Politics

Spies hedge on Huawei, highlight rise in racism reports

Kiwi spy bosses talk about the threat to New Zealand in the wake of March 15, and how other countries' stances on Huawei will affect our own position.

New Zealand’s spy agencies have been dealing with a rise in reports of Kiwis with racist and extremist views following the March 15 terror attack, senior MPs have been told.

Spy bosses have also shed light on New Zealand’s stance towards Huawei, after the United Kingdom’s decision to allow the Chinese telecommunications company into its 5G network.

Speaking to Parliament’s intelligence and security committee on Wednesday, NZ Security Intelligence Service (NZSIS) director-general Rebecca Kitteridge and Government Communications Security Bureau director-general Andrew Hampton outlined their agencies’ increased workloads in the wake of March 15.

Kitteridge said the NZSIS had received 455 “pieces of lead information” in the three months following the attack, with many of those related to people who had expressed racist, Nazi, identitarian, or white supremacist views.

While not all of those had resulted in action, there had been between 30 and 50 people under active investigation by the NZSIS in the last year, she said.

"[The terror attack] has given encouragement to some people, it has been inspirational to other people, so it remains quite a fluid picture."

Speaking to media after a closed-doors session with politicians, Kitteridge said she could not comment on the nature of any threats but said “we don't see anything that should cause people to worry about just going about their daily lives”.

“If they were ever to see specific attack planning, we would be working with police immediately to disrupt that."

Hampton hush-hush on new Huawei bid

Hampton also spoke to media about Huawei’s role in 5G networks, after the GCSB rejected a Spark proposal as part of the Telecommunications Interception Capability and Security Act (TICSA) to include the Chinese company in its plans.

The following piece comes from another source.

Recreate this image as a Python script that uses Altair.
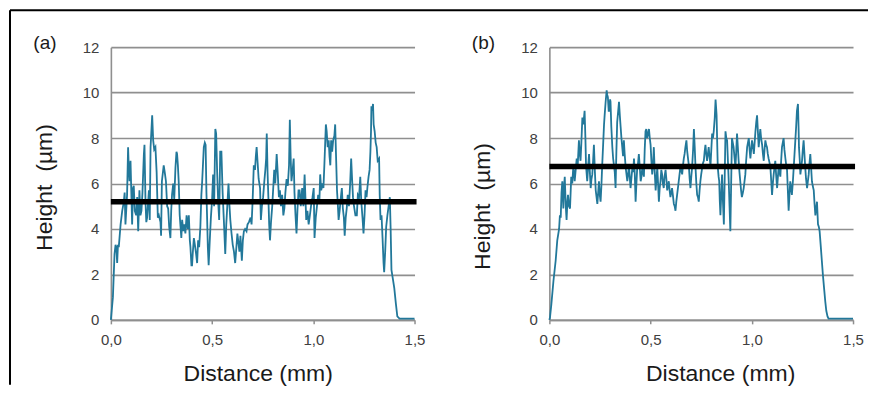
import altair as alt
import pandas as pd

# ---------------- data ----------------
x_a = [0.000,0.004,0.010,0.018,0.023,0.027,0.031,0.035,0.039,0.048,0.056,0.064,0.068,0.072,0.080,0.085,0.088,0.092,0.097,0.101,
       0.105,0.109,0.113,0.118,0.125,0.130,0.135,0.141,0.146,0.151,0.156,0.163,0.166,0.171,0.175,0.179,0.188,0.192,0.196,0.204,
       0.209,0.214,0.220,0.226,0.232,0.237,0.245,0.248,0.252,0.261,0.266,0.272,0.278,0.283,0.288,0.294,0.298,0.302,0.308,0.313,
       0.319,0.324,0.327,0.331,0.335,0.340,0.344,0.348,0.352,0.358,0.363,0.368,0.374,0.380,0.385,0.390,0.393,0.398,0.401,0.405,
       0.410,0.415,0.421,0.426,0.431,0.436,0.442,0.447,0.451,0.459,0.464,0.468,0.472,0.475,0.479,0.483,
       0.488,0.494,0.500,0.505,0.510,0.516,0.520,0.525,0.530,0.535,0.540,0.546,0.552,0.558,0.565,0.570,0.575,0.581,0.586,0.590,
       0.596,0.602,0.608,0.614,0.620,0.625,0.630,0.635,0.640,0.647,0.652,0.657,0.663,0.670,0.675,0.682,0.690,0.695,0.700,0.706,
       0.712,0.716,0.720,0.725,0.730,0.737,0.741,0.746,0.752,0.758,0.763,0.767,0.770,0.774,0.778,0.782,0.786,0.791,0.797,0.802,
       0.807,0.812,0.819,0.824,0.830,0.835,0.840,0.846,0.852,0.857,0.862,0.868,0.874,0.880,0.884,0.888,0.892,0.898,0.903,0.907,
       0.912,0.917,0.922,0.927,0.932,0.938,0.945,0.951,0.957,0.961,0.965,0.971,
       0.977,0.983,0.990,0.996,1.002,1.006,1.012,1.018,1.024,1.030,1.034,1.039,1.045,1.050,1.055,1.062,1.066,1.071,1.076,1.080,
       1.084,1.088,1.093,1.098,1.104,1.108,1.113,1.117,1.121,1.125,1.130,1.135,1.141,1.146,1.151,1.155,1.160,1.165,1.170,1.176,
       1.182,1.187,1.191,1.196,1.201,1.208,1.215,1.220,1.226,1.232,1.237,1.243,1.248,1.253,1.258,1.263,1.268,1.273,1.278,1.282,
       1.285,1.287,1.292,1.295,1.298,1.303,1.308,1.313,1.318,1.325,1.328,1.332,1.337,1.342,1.347,1.350,1.355,1.360,1.366,1.372,
       1.378,1.382,1.386,1.393,1.400,1.408,1.415,1.426,1.460,1.500]
y_a = [0.0,0.4,1.0,2.9,3.3,3.2,2.5,3.3,3.2,4.2,4.8,5.2,5.6,4.2,5.5,7.6,6.8,6.1,7.0,5.6,
       4.2,5.8,5.9,4.8,4.6,5.4,3.9,5.7,4.6,4.8,5.6,7.3,7.7,5.2,4.3,4.5,5.7,4.4,7.6,9.0,
       7.9,7.5,7.6,6.5,4.5,4.6,4.3,3.7,6.1,6.8,6.5,6.1,5.0,4.9,4.1,3.6,4.8,5.5,6.0,5.3,
       6.7,7.4,7.3,6.8,6.1,4.6,4.1,3.6,4.4,3.9,4.2,3.8,4.6,4.0,4.6,3.5,3.2,2.4,2.4,3.0,
       3.6,3.3,2.9,2.5,3.5,3.2,4.1,5.5,6.1,7.6,7.8,7.7,5.6,4.6,3.2,2.4,
       3.4,4.5,5.3,6.4,5.0,8.4,8.2,6.5,5.2,4.4,7.4,7.4,5.6,4.4,2.9,4.2,5.0,6.0,5.0,4.4,
       3.8,3.3,3.0,2.5,3.2,3.8,3.4,3.0,3.7,2.6,3.5,3.9,4.0,3.9,4.2,4.3,4.5,4.2,5.2,6.8,
       6.6,7.2,7.6,6.9,6.2,5.8,4.4,5.0,5.4,6.1,6.6,7.1,8.2,6.5,5.4,4.2,3.5,4.3,5.0,5.8,
       6.6,6.0,7.3,6.5,5.4,5.7,5.0,5.5,4.6,4.9,5.6,6.2,5.9,6.8,8.8,7.2,6.1,6.6,7.1,5.6,
       4.6,3.8,4.9,5.7,5.7,5.0,5.8,5.0,6.4,5.4,4.4,4.8,
       4.2,4.6,5.1,5.4,5.8,3.6,4.5,5.0,5.5,5.2,6.4,5.7,6.0,5.8,6.9,8.6,8.3,7.6,7.9,7.2,
       6.8,7.9,7.4,7.9,8.1,8.6,7.0,5.7,5.1,4.4,4.8,5.3,5.8,4.9,4.5,3.7,4.5,4.9,5.5,5.0,
       6.0,7.1,6.3,5.4,5.0,4.6,4.6,5.5,5.4,6.3,5.2,4.5,3.8,4.6,5.7,5.4,5.9,6.3,6.6,7.4,
       8.3,9.4,9.3,9.5,8.6,8.3,7.8,7.6,7.0,7.1,5.5,4.4,4.6,3.6,2.5,2.1,3.0,4.1,4.6,5.0,
       5.4,4.0,2.2,1.8,1.4,0.7,0.15,0.05,0.05,0.05]

x_b = [0.000,0.003,0.010,0.020,0.031,0.039,0.048,0.052,0.056,0.060,0.064,0.069,0.072,0.076,0.081,0.085,0.089,0.092,0.097,0.102,
       0.108,0.113,0.118,0.122,0.125,0.130,0.135,0.140,0.146,0.150,0.154,0.158,0.163,0.168,0.174,0.178,0.181,0.187,0.192,0.196,
       0.200,0.204,0.208,0.212,0.216,0.220,0.225,0.229,0.233,0.237,0.241,0.245,0.249,0.253,0.257,0.261,0.266,0.270,0.273,0.278,
       0.283,0.286,0.289,0.293,0.296,0.300,0.302,0.306,0.311,0.315,0.319,0.323,0.327,0.331,0.335,0.340,0.344,0.348,0.352,0.356,
       0.360,0.364,0.368,0.372,0.377,0.381,0.385,0.389,0.393,0.397,0.401,0.405,0.410,0.414,0.418,0.422,0.426,0.430,0.434,0.438,
       0.442,0.446,0.451,0.455,0.459,0.463,0.467,0.471,0.475,0.479,0.483,0.488,0.492,0.496,0.500,0.504,0.508,0.512,0.516,0.520,
       0.525,0.529,0.533,0.537,0.541,0.545,0.549,0.553,0.557,0.561,0.565,0.569,0.574,0.578,0.582,0.586,0.590,0.594,0.598,0.602,
       0.606,0.610,0.615,0.619,0.623,0.627,0.631,0.635,0.639,0.643,0.647,0.651,0.656,0.660,0.664,0.668,0.672,0.677,0.681,0.685,
       0.689,0.693,0.697,0.701,0.705,0.710,0.714,0.718,0.722,0.726,0.730,0.734,0.738,0.742,0.746,0.750,0.755,0.759,0.763,0.767,
       0.771,0.775,0.779,0.783,0.787,0.791,0.796,0.800,0.804,0.808,0.812,0.817,0.821,0.824,0.826,0.829,0.832,0.836,0.839,0.842,
       0.845,0.849,0.853,0.857,0.862,0.866,0.870,0.874,0.878,0.882,0.886,0.890,0.894,0.898,0.902,0.906,0.910,0.915,0.919,0.923,
       0.927,0.931,0.935,0.939,0.943,0.947,0.951,0.956,0.960,0.964,0.968,0.972,0.977,0.981,0.985,0.989,0.993,0.997,1.001,1.006,
       1.010,1.014,1.018,1.022,1.026,1.030,1.034,1.038,1.042,1.046,1.051,1.055,1.059,1.063,1.067,1.071,1.075,1.079,1.083,1.088,
       1.092,1.096,1.100,1.104,1.108,1.112,1.116,1.120,1.125,1.129,1.133,1.137,1.141,1.145,1.149,1.153,1.157,1.161,1.166,1.170,
       1.174,1.178,1.182,1.186,1.190,1.194,1.198,1.203,1.207,1.211,1.215,1.219,1.223,1.228,1.231,1.233,1.237,1.240,1.244,1.248,
       1.252,1.256,1.260,1.264,1.268,1.273,1.277,1.281,1.285,1.289,1.293,1.297,1.301,1.306,1.310,1.314,1.318,1.322,1.327,1.331,
       1.335,1.341,1.346,1.351,1.358,1.363,1.368,1.374,1.379,1.440,1.500]
y_b = [0.0,0.1,0.7,1.7,2.6,3.5,4.0,4.6,4.5,5.6,6.1,4.9,5.8,6.3,5.0,4.4,5.2,5.5,5.0,4.9,
       6.3,6.0,6.7,6.5,6.1,6.6,7.1,6.8,7.9,7.3,7.0,7.8,8.9,8.6,9.2,8.0,6.8,6.1,6.8,7.3,
       6.5,5.8,6.2,6.4,7.0,7.7,6.5,5.7,5.4,5.1,5.6,6.1,5.5,5.2,5.9,6.8,7.8,8.6,9.0,9.6,
       10.1,9.9,9.8,9.2,9.2,9.7,9.6,8.5,7.6,7.1,6.8,6.5,5.8,7.4,8.7,9.2,9.6,9.0,8.5,8.0,
       7.6,7.2,7.9,7.3,6.7,6.4,6.1,6.4,6.8,6.3,5.8,6.2,6.7,6.5,7.1,6.4,5.2,6.0,6.7,6.9,
       7.3,6.8,6.1,6.3,6.7,6.5,6.3,7.5,8.3,8.4,8.0,8.2,8.4,8.0,7.7,7.0,6.4,6.8,7.6,6.6,
       5.7,6.2,6.7,6.0,5.2,5.8,6.1,6.6,6.4,6.0,5.8,6.3,6.6,6.2,5.7,5.9,6.1,5.7,5.4,5.6,
       5.8,5.5,5.1,5.0,4.8,5.2,5.5,5.8,6.1,6.4,6.7,6.6,6.4,6.8,7.1,7.3,7.6,7.9,7.4,7.1,
       6.8,6.2,5.8,6.3,6.7,7.5,8.4,7.6,6.7,6.0,5.5,5.4,5.2,5.7,6.1,6.4,6.7,6.9,7.0,7.4,
       7.7,7.3,7.0,7.3,7.6,7.2,6.8,7.5,8.2,8.0,8.3,8.9,9.7,9.3,9.0,7.8,6.7,6.3,6.1,5.2,
       4.6,5.5,6.4,5.3,4.2,6.2,8.3,8.0,7.9,7.0,6.1,5.0,3.9,6.0,8.0,7.8,7.6,7.1,6.7,7.4,
       8.2,7.6,7.0,6.5,6.1,5.7,5.4,5.6,5.8,6.1,6.4,7.0,7.6,7.8,8.0,7.5,7.1,7.5,7.9,7.6,
       7.3,7.8,8.3,8.7,9.0,8.3,7.6,8.0,8.4,8.0,7.7,7.3,7.0,7.5,7.9,7.7,7.6,7.3,7.1,6.9,
       6.7,6.1,5.5,6.0,6.4,6.7,7.0,6.4,5.8,6.3,6.8,6.5,6.3,7.0,7.6,7.8,8.0,7.5,7.1,6.8,
       6.6,5.7,4.8,5.5,6.1,5.8,5.5,6.1,6.7,7.3,7.9,8.5,9.2,9.5,8.5,7.6,7.0,6.4,6.7,7.0,
       7.5,7.9,7.3,6.7,6.2,5.8,6.1,6.4,6.9,7.3,6.7,6.1,5.9,5.7,5.1,4.6,4.9,5.2,4.2,4.1,
       3.9,3.2,2.6,2.0,1.3,0.8,0.4,0.15,0.05,0.05,0.05]

mean_a = 5.2
mean_b = 6.75
mean_x_extent = [0.0, 1.51]
panel_labels = ["(a)", "(b)"]
x_ticks = [0.0, 0.5, 1.0, 1.5]
y_ticks = [0, 2, 4, 6, 8, 10, 12]
x_title = "Distance (mm)"
y_title = "Height\u00a0 (\u00b5m)"

TEAL = "#22789a"
GRID = "#8f8f8f"
FONT = "Liberation Sans"
W, H = 304, 273


def panel(xs, ys, mean, label, ytitle_y, xtitle_x, ytitle_x, frame=False):
    df = pd.DataFrame({"x": xs, "y": ys, "i": list(range(len(xs)))})
    xenc = alt.X("x:Q", scale=alt.Scale(domain=[0, 1.5], nice=False, zero=False),
                 axis=alt.Axis(values=x_ticks, labelExpr="replace(format(datum.value, '.1f'), '.', ',')",
                               title=x_title, grid=False, ticks=True, tickSize=4, labelPadding=9,
                               titleX=xtitle_x, titleY=61, titleAlign="center", titleBaseline="alphabetic",
                               labelFlush=False))
    yenc = alt.Y("y:Q", scale=alt.Scale(domain=[0, 12], nice=False),
                 axis=alt.Axis(values=y_ticks, title=y_title, grid=True, ticks=False, labelPadding=12,
                               titleAngle=270, titleX=ytitle_x, titleY=ytitle_y, titleAlign="center",
                               titleBaseline="alphabetic"))
    line = alt.Chart(df).mark_line(color=TEAL, strokeWidth=1.8).encode(x=xenc, y=yenc, order="i:Q")
    mdf = pd.DataFrame({"x": [mean_x_extent[0]], "x2": [mean_x_extent[1]], "y": [mean]})
    mean_rule = alt.Chart(mdf).mark_rule(color="black", strokeWidth=5.5).encode(x=xenc, x2="x2:Q", y=yenc)
    tdf = pd.DataFrame({"t": [label]})
    text = alt.Chart(tdf).mark_text(fontSize=19, font=FONT, color="#1a1a1a", align="center",
                                    baseline="middle").encode(text="t:N", x=alt.value(-66), y=alt.value(-4))
    layers = [line, mean_rule, text]
    if frame:
        one = pd.DataFrame({"k": [0]})
        top = alt.Chart(one).mark_rule(color="black", strokeWidth=2).encode(
            x=alt.value(-101), x2=alt.value(758), y=alt.value(-37))
        left = alt.Chart(one).mark_rule(color="black", strokeWidth=2).encode(
            x=alt.value(-101), y=alt.value(-37), y2=alt.value(338))
        layers += [top, left]
    return alt.layer(*layers).properties(width=W, height=H)


pa = panel(x_a, y_a, mean_a, panel_labels[0], 140, 147, -59, frame=True)
pb = panel(x_b, y_b, mean_b, panel_labels[1], 159, 171, -60)

chart = alt.hconcat(pa, pb, spacing=135, bounds="flush").properties(
    padding=0, background="white"
).configure_view(
    stroke="transparent"
).configure_axis(
    gridColor=GRID, gridWidth=1.6, domainColor=GRID, domainWidth=1.6, tickColor=GRID, tickWidth=1.5,
    labelFont=FONT, labelFontSize=15, labelColor="#404040",
    titleFont=FONT, titleFontSize=23, titleFontWeight="normal", titleColor="#1a1a1a"
)

chart.save("out.html", embed_options={"renderer": "svg", "actions": False})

New Zealand’s position has come under increased scrutiny in recent months, with a number of like-minded nations softening their position on Huawei’s role in 5G networks.

Last month, the United Kingdom announced that Huawei would be allowed to build the “fringe” of its 5G networks but not the core, a decision that reportedly attracted the ire of US President Donald Trump.

On Wednesday (NZT), a strategy paper produced by German Chancellor Angela Merkel’s Christian Democratic Union also stopped short of an outright ban on Huawei technology in the country’s 5G rollout, although it proposed a block on “untrustworthy” companies believed to be subject to state influence.

Following the UK’s decision, Huawei NZ’s deputy managing director Andrew Bowater said the company would contact government ministers to directly make the case for a reconsideration.

However, Hampton would not confirm whether Spark had made a new or amended TICSA application to use Huawei technology, citing both national security and commercial confidentiality grounds.

“These are businesses who are giving their proposals to us: the only reason that we ended up talking publicly about Spark’s earlier notification, which they've subsequently withdrawn, is because they put it into the public arena.”

“I think what everyone accepts is with 5G, the distinction between the core, which are the sensitive parts of the network, and the edge, which are the non-sensitive parts, has become really blurry - indeed, that's intentional."

While New Zealand’s spy agencies received intelligence and technical advice from their partners, the country was in a unique position given its pre-existing laws.

“The difference between us and [the UK] though is we have an established legal framework by which we work this through. There’s not a requirement for New Zealand to come to a national position on these matters because we already have legislation which allows us to do it on a case-by-case basis.”

Hampton said he would not comment in detail about the UK’s position, but in subsequent remarks appeared to cast some doubt on the core/fringe delineation made by the country in allowing Huawei to play a role.

“I think what everyone accepts is with 5G, the distinction between the core, which are the sensitive parts of the network, and the edge, which are the non-sensitive parts, has become really blurry - indeed, that's intentional…

“Can you isolate particular parts of the core from parts of the edge and say that they're not sensitive? Well, that's really a technical issue.

“It's for New Zealand's network operators to come to us with a proposal saying, ‘We think we've found a way to manage those risks’ and we'll look at it on its merits.”